Ancora storytelling.
“Ancora cose giuste ben spiegate. I soldi guadagnati con il mio vino andranno tutti impiegati nella costruzione di biblioteche in giro per il mondo. Chiunque comprerà una bottiglia, lo farà sapendo che avrà contribuito alla diffusione del sapere in posti sfortunati. E io gli regalerò una bottiglia del mio olio”.
Fa anche l’olio qui a Solomeo?
“Sì, certo. E facciamo anche il grano, che però a me mica piace troppo. Ma devo confessare che l’olio è il prodotto che amo di più”.
Anche più del vino?
“Ma sì. Proprio come prodotto. Il vino lo apri, ci passi una serata con gli amici, ma è complesso da apprezzare, da capire. L’olio invece dura, ed è per tutti. Per questo amo regalarlo, quando c’è. Perché mica è detto che venga tutti gli anni. Ha molto a che vedere con le stagioni, con il clima. Quest’anno ad esempio abbiamo avuto un paio di gelate violente, fino a -5, che, come diceva mio nonno, ci ha fregato tutti i frutti”.
Anche l’uva?
“No, l’uva no. Perché siamo riusciti a proteggerla: abbiamo acceso un migliaio di fuochi dentro i bidoni e siamo riusciti a tenere la temperatura abbastanza alta. È stata una nottata magnifica, con tutte quelle fiammelle sparse per la vigna”.
Al di là della “restituzione”, e dei soldi spesi per la vigna e la cantina, qual è stato il suo contributo concreto a questo vino?

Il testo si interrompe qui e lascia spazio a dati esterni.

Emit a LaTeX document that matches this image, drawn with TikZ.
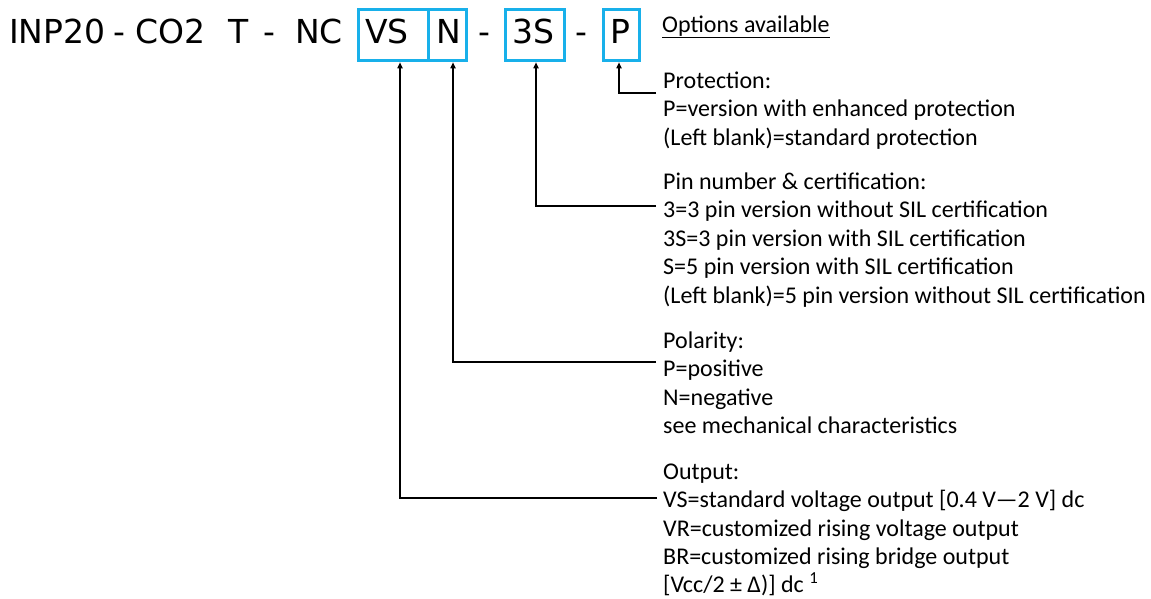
\documentclass[tikz,border=0pt]{standalone}
\usepackage{fontspec}
\setmainfont{Carlito}
\newfontfamily\hdrfont{DejaVu Sans}
\usetikzlibrary{arrows.meta}
\definecolor{boxcyan}{RGB}{24,176,234}
\begin{document}
\begin{tikzpicture}[x=1pt,y=-1pt,
  lbl/.style={anchor=base west, inner sep=0pt, font=\fontsize{24}{28}\selectfont},
  hd/.style={anchor=base west, inner sep=0pt, font=\hdrfont\fontsize{33}{40}\selectfont},
  codebox/.style={draw=boxcyan, line width=2.5pt, inner sep=0pt, minimum height=51pt},
  conn/.style={line width=1.5pt, -{Triangle[length=6pt,width=5pt]}, shorten >=0.5pt}]
\useasboundingbox (0,0) rectangle (1151,598);
% header code
\node[hd] (h1) at (9,43) {INP20};
\node[hd] (h2) at (113,43) {-};
\node[hd] (h3) at (135,43) {CO2};
\node[hd] (h4) at (228,43) {T};
\node[hd] (h5) at (263,43) {-};
\node[hd] (h6) at (295,43) {NC};
% boxes
\node[codebox, minimum width=70pt] (vsbox) at (393.5,35) {};
\node[codebox, minimum width=38pt] (nbox) at (447.5,35) {};
\node[codebox, minimum width=59pt] (tsbox) at (535,35) {};
\node[codebox, minimum width=36pt] (pbox) at (621.5,35) {};
\node[hd] (tvs) at (365,43) {VS};
\node[hd] (tn) at (436,43) {N};
\node[hd] (h7) at (478,43) {-};
\node[hd] (tts) at (512,43) {3S};
\node[hd] (h8) at (575,43) {-};
\node[hd] (tp) at (610,43) {P};
\node[lbl] (opt) at (662,32) {\underline{Options available}};
% protection
\node[lbl] (p1) at (663,88) {Protection:};
\node[lbl] (p2) at (663,116.6) {P=version with enhanced protection};
\node[lbl] (p3) at (663,145.2) {(Left blank)=standard protection};
% pin
\node[lbl] (s1) at (663,189) {Pin number \& certification:};
\node[lbl] (s2) at (663,217.6) {3=3 pin version without SIL certification};
\node[lbl] (s3) at (663,246.2) {3S=3 pin version with SIL certification};
\node[lbl] (s4) at (663,274.8) {S=5 pin version with SIL certification};
\node[lbl] (s5) at (663,303.4) {(Left blank)=5 pin version without SIL certification};
% polarity
\node[lbl] (n1) at (663,348) {Polarity:};
\node[lbl] (n2) at (663,376.6) {P=positive};
\node[lbl] (n3) at (663,405.2) {N=negative};
\node[lbl] (n4) at (663,433.8) {see mechanical characteristics};
% output
\node[lbl] (o1) at (663,479) {Output:};
\node[lbl] (o2) at (663,507.6) {VS=standard voltage output [0.4 V—2 V] dc};
\node[lbl] (o3) at (663,536.2) {VR=customized rising voltage output};
\node[lbl] (o4) at (663,564.8) {BR=customized rising bridge output};
\node[lbl] (o5) at (663,592.5) {[Vcc/2 ± Δ)] dc \textsuperscript{1}};
% connector ends
\coordinate (cP) at (656,93);
\coordinate (cS) at (656,206);
\coordinate (cN) at (656,362);
\coordinate (cV) at (657,498);
\draw[conn] (cP) -| ([xshift=-2.5pt]pbox.south);
\draw[conn] (cS) -| ([xshift=1pt]tsbox.south);
\draw[conn] (cN) -| ([xshift=5.5pt]nbox.south);
\draw[conn] (cV) -| ([xshift=6.5pt]vsbox.south);
\end{tikzpicture}
\end{document}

“Ho curato personalmente tutto il progetto. Le etichette le ho disegnate io. Ci ho messo sei mesi, sono fondamentali le etichette, non ho permesso a nessuno di metterci le mani sopra. Su questo – a proposito di storytelling – i francesi con i loro chateau di qua e chateau di là sono stati dei maestri. Lo stesso per il packaging. Ma la cosa più importante era il progetto, la sua filosofia che poi è la mia. Intraprendere un’attività con lo scopo di restituire dignità e bellezza alla terra e agli uomini che la lavorano”.
Ma davvero il suo vino vale 400 euro a bottiglia?
“Capisce che il trattore non poteva essere giallo? E capisce che i solchi che l’aratro lascia nella terra devono per forza essere dritti e profondi il giusto?”